**** Dataset section ****
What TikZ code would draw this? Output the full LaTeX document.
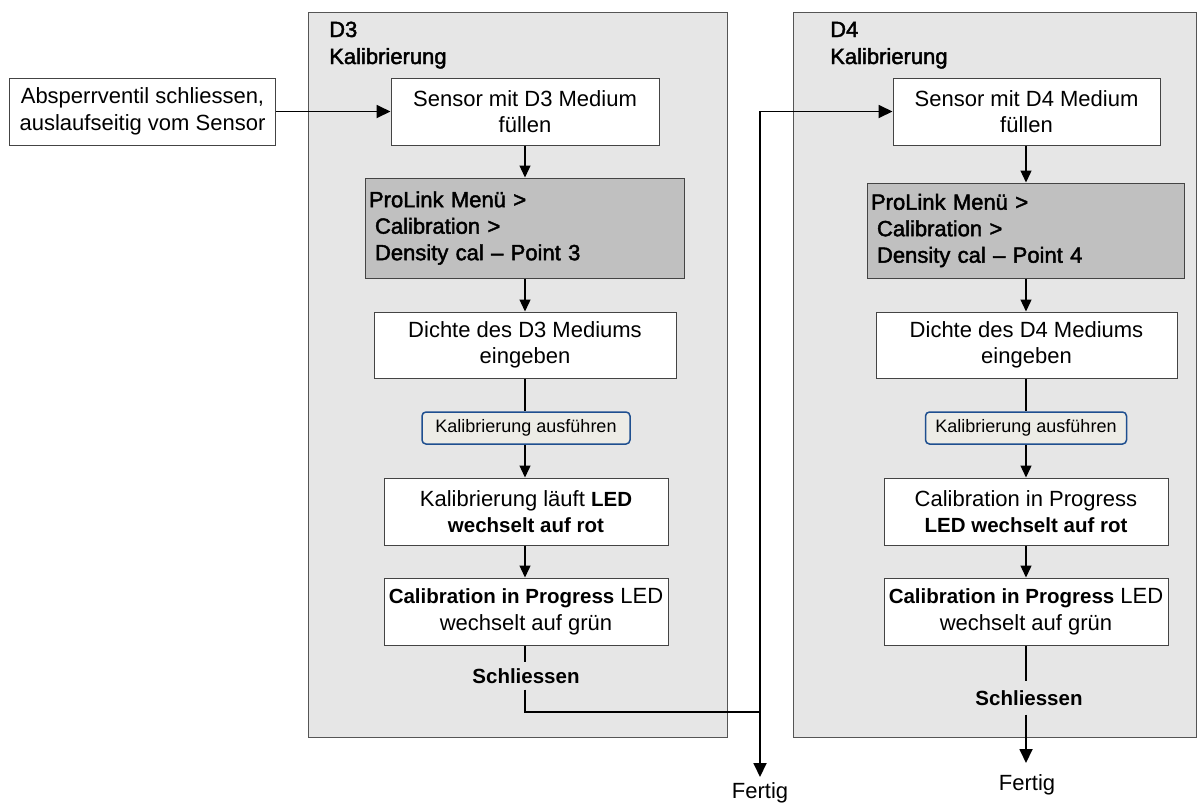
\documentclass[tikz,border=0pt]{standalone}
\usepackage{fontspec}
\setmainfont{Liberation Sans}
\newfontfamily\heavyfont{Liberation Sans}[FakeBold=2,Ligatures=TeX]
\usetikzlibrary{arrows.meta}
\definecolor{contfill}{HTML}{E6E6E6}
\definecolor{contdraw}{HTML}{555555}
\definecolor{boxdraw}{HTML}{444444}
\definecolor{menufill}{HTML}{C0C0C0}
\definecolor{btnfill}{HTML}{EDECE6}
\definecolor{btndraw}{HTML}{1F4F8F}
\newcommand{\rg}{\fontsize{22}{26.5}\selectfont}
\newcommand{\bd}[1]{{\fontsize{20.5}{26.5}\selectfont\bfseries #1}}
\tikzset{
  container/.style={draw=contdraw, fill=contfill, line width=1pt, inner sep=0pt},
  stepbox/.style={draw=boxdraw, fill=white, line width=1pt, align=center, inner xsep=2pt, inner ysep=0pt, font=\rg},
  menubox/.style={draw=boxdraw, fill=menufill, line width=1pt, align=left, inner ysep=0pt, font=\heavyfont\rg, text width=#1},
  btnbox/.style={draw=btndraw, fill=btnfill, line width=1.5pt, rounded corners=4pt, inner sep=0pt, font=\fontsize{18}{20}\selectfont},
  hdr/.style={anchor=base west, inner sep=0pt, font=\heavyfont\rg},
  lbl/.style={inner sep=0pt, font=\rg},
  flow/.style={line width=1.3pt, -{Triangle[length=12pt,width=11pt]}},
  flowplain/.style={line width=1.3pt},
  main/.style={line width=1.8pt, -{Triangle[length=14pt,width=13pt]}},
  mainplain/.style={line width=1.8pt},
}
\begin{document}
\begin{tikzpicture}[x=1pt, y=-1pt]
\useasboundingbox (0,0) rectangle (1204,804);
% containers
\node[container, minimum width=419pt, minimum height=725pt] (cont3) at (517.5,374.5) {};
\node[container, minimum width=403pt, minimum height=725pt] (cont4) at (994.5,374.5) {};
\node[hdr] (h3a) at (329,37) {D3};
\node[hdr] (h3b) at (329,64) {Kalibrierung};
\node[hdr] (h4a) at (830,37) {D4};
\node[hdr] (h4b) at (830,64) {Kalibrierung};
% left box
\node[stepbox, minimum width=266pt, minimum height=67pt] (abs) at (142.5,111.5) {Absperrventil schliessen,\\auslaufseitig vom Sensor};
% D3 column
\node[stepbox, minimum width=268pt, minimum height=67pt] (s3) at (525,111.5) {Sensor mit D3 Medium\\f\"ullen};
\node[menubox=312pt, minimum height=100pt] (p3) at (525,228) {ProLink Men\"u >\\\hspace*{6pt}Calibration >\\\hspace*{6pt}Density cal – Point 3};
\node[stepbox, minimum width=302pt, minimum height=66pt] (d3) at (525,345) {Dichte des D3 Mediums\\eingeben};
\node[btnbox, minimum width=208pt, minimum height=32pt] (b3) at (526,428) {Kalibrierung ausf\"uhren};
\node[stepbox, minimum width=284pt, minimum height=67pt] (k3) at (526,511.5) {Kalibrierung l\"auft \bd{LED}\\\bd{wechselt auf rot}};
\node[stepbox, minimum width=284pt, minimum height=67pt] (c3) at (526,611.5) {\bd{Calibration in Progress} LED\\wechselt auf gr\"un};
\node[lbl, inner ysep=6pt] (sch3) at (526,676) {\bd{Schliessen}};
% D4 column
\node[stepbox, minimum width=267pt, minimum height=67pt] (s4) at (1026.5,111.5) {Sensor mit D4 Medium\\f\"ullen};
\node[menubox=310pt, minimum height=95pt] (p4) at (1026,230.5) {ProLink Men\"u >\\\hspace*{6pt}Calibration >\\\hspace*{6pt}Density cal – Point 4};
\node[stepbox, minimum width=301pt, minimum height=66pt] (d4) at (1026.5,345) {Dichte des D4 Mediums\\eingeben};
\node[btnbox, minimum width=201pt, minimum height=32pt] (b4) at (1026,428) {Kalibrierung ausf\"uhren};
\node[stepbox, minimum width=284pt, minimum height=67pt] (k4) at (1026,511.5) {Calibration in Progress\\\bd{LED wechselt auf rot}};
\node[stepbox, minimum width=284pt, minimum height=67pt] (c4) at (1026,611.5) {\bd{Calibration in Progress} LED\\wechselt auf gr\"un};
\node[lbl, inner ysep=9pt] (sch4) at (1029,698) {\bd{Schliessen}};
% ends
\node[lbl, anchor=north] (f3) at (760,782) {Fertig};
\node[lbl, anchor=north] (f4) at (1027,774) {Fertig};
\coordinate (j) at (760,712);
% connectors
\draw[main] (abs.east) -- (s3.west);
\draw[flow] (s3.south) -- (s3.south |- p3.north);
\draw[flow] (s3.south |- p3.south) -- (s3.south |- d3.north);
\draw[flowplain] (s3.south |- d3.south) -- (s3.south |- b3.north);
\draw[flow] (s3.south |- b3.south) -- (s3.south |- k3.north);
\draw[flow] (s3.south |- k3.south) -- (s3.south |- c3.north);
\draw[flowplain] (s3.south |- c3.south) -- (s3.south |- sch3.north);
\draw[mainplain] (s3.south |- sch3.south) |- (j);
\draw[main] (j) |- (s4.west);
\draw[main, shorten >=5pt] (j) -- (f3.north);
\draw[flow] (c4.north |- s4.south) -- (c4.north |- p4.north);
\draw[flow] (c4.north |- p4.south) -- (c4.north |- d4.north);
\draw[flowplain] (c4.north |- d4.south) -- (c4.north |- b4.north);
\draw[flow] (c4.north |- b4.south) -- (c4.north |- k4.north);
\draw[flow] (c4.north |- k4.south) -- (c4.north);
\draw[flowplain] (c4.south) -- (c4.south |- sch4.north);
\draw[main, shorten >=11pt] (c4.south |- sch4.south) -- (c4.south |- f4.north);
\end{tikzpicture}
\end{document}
****
Transcribe the whole listing exactly. Pictures are excluded.

**Solution to the problem:**
What TikZ code would draw this? Output the full LaTeX document.
\documentclass[tikz,border=0pt]{standalone}
\usepackage{fontspec}
\setmainfont{Liberation Sans}
\newfontfamily\heavyfont{Liberation Sans}[FakeBold=2,Ligatures=TeX]
\usetikzlibrary{arrows.meta}
\definecolor{contfill}{HTML}{E6E6E6}
\definecolor{contdraw}{HTML}{555555}
\definecolor{boxdraw}{HTML}{444444}
\definecolor{menufill}{HTML}{C0C0C0}
\definecolor{btnfill}{HTML}{EDECE6}
\definecolor{btndraw}{HTML}{1F4F8F}
\newcommand{\rg}{\fontsize{22}{26.5}\selectfont}
\newcommand{\bd}[1]{{\fontsize{20.5}{26.5}\selectfont\bfseries #1}}
\tikzset{
  container/.style={draw=contdraw, fill=contfill, line width=1pt, inner sep=0pt},
  stepbox/.style={draw=boxdraw, fill=white, line width=1pt, align=center, inner xsep=2pt, inner ysep=0pt, font=\rg},
  menubox/.style={draw=boxdraw, fill=menufill, line width=1pt, align=left, inner ysep=0pt, font=\heavyfont\rg, text width=#1},
  btnbox/.style={draw=btndraw, fill=btnfill, line width=1.5pt, rounded corners=4pt, inner sep=0pt, font=\fontsize{18}{20}\selectfont},
  hdr/.style={anchor=base west, inner sep=0pt, font=\heavyfont\rg},
  lbl/.style={inner sep=0pt, font=\rg},
  flow/.style={line width=1.3pt, -{Triangle[length=12pt,width=11pt]}},
  flowplain/.style={line width=1.3pt},
  main/.style={line width=1.8pt, -{Triangle[length=14pt,width=13pt]}},
  mainplain/.style={line width=1.8pt},
}
\begin{document}
\begin{tikzpicture}[x=1pt, y=-1pt]
\useasboundingbox (0,0) rectangle (1204,804);
% containers
\node[container, minimum width=419pt, minimum height=725pt] (cont3) at (517.5,374.5) {};
\node[container, minimum width=403pt, minimum height=725pt] (cont4) at (994.5,374.5) {};
\node[hdr] (h3a) at (329,37) {D3};
\node[hdr] (h3b) at (329,64) {Kalibrierung};
\node[hdr] (h4a) at (830,37) {D4};
\node[hdr] (h4b) at (830,64) {Kalibrierung};
% left box
\node[stepbox, minimum width=266pt, minimum height=67pt] (abs) at (142.5,111.5) {Absperrventil schliessen,\\auslaufseitig vom Sensor};
% D3 column
\node[stepbox, minimum width=268pt, minimum height=67pt] (s3) at (525,111.5) {Sensor mit D3 Medium\\f\"ullen};
\node[menubox=312pt, minimum height=100pt] (p3) at (525,228) {ProLink Men\"u >\\\hspace*{6pt}Calibration >\\\hspace*{6pt}Density cal – Point 3};
\node[stepbox, minimum width=302pt, minimum height=66pt] (d3) at (525,345) {Dichte des D3 Mediums\\eingeben};
\node[btnbox, minimum width=208pt, minimum height=32pt] (b3) at (526,428) {Kalibrierung ausf\"uhren};
\node[stepbox, minimum width=284pt, minimum height=67pt] (k3) at (526,511.5) {Kalibrierung l\"auft \bd{LED}\\\bd{wechselt auf rot}};
\node[stepbox, minimum width=284pt, minimum height=67pt] (c3) at (526,611.5) {\bd{Calibration in Progress} LED\\wechselt auf gr\"un};
\node[lbl, inner ysep=6pt] (sch3) at (526,676) {\bd{Schliessen}};
% D4 column
\node[stepbox, minimum width=267pt, minimum height=67pt] (s4) at (1026.5,111.5) {Sensor mit D4 Medium\\f\"ullen};
\node[menubox=310pt, minimum height=95pt] (p4) at (1026,230.5) {ProLink Men\"u >\\\hspace*{6pt}Calibration >\\\hspace*{6pt}Density cal – Point 4};
\node[stepbox, minimum width=301pt, minimum height=66pt] (d4) at (1026.5,345) {Dichte des D4 Mediums\\eingeben};
\node[btnbox, minimum width=201pt, minimum height=32pt] (b4) at (1026,428) {Kalibrierung ausf\"uhren};
\node[stepbox, minimum width=284pt, minimum height=67pt] (k4) at (1026,511.5) {Calibration in Progress\\\bd{LED wechselt auf rot}};
\node[stepbox, minimum width=284pt, minimum height=67pt] (c4) at (1026,611.5) {\bd{Calibration in Progress} LED\\wechselt auf gr\"un};
\node[lbl, inner ysep=9pt] (sch4) at (1029,698) {\bd{Schliessen}};
% ends
\node[lbl, anchor=north] (f3) at (760,782) {Fertig};
\node[lbl, anchor=north] (f4) at (1027,774) {Fertig};
\coordinate (j) at (760,712);
% connectors
\draw[main] (abs.east) -- (s3.west);
\draw[flow] (s3.south) -- (s3.south |- p3.north);
\draw[flow] (s3.south |- p3.south) -- (s3.south |- d3.north);
\draw[flowplain] (s3.south |- d3.south) -- (s3.south |- b3.north);
\draw[flow] (s3.south |- b3.south) -- (s3.south |- k3.north);
\draw[flow] (s3.south |- k3.south) -- (s3.south |- c3.north);
\draw[flowplain] (s3.south |- c3.south) -- (s3.south |- sch3.north);
\draw[mainplain] (s3.south |- sch3.south) |- (j);
\draw[main] (j) |- (s4.west);
\draw[main, shorten >=5pt] (j) -- (f3.north);
\draw[flow] (c4.north |- s4.south) -- (c4.north |- p4.north);
\draw[flow] (c4.north |- p4.south) -- (c4.north |- d4.north);
\draw[flowplain] (c4.north |- d4.south) -- (c4.north |- b4.north);
\draw[flow] (c4.north |- b4.south) -- (c4.north |- k4.north);
\draw[flow] (c4.north |- k4.south) -- (c4.north);
\draw[flowplain] (c4.south) -- (c4.south |- sch4.north);
\draw[main, shorten >=11pt] (c4.south |- sch4.south) -- (c4.south |- f4.north);
\end{tikzpicture}
\end{document}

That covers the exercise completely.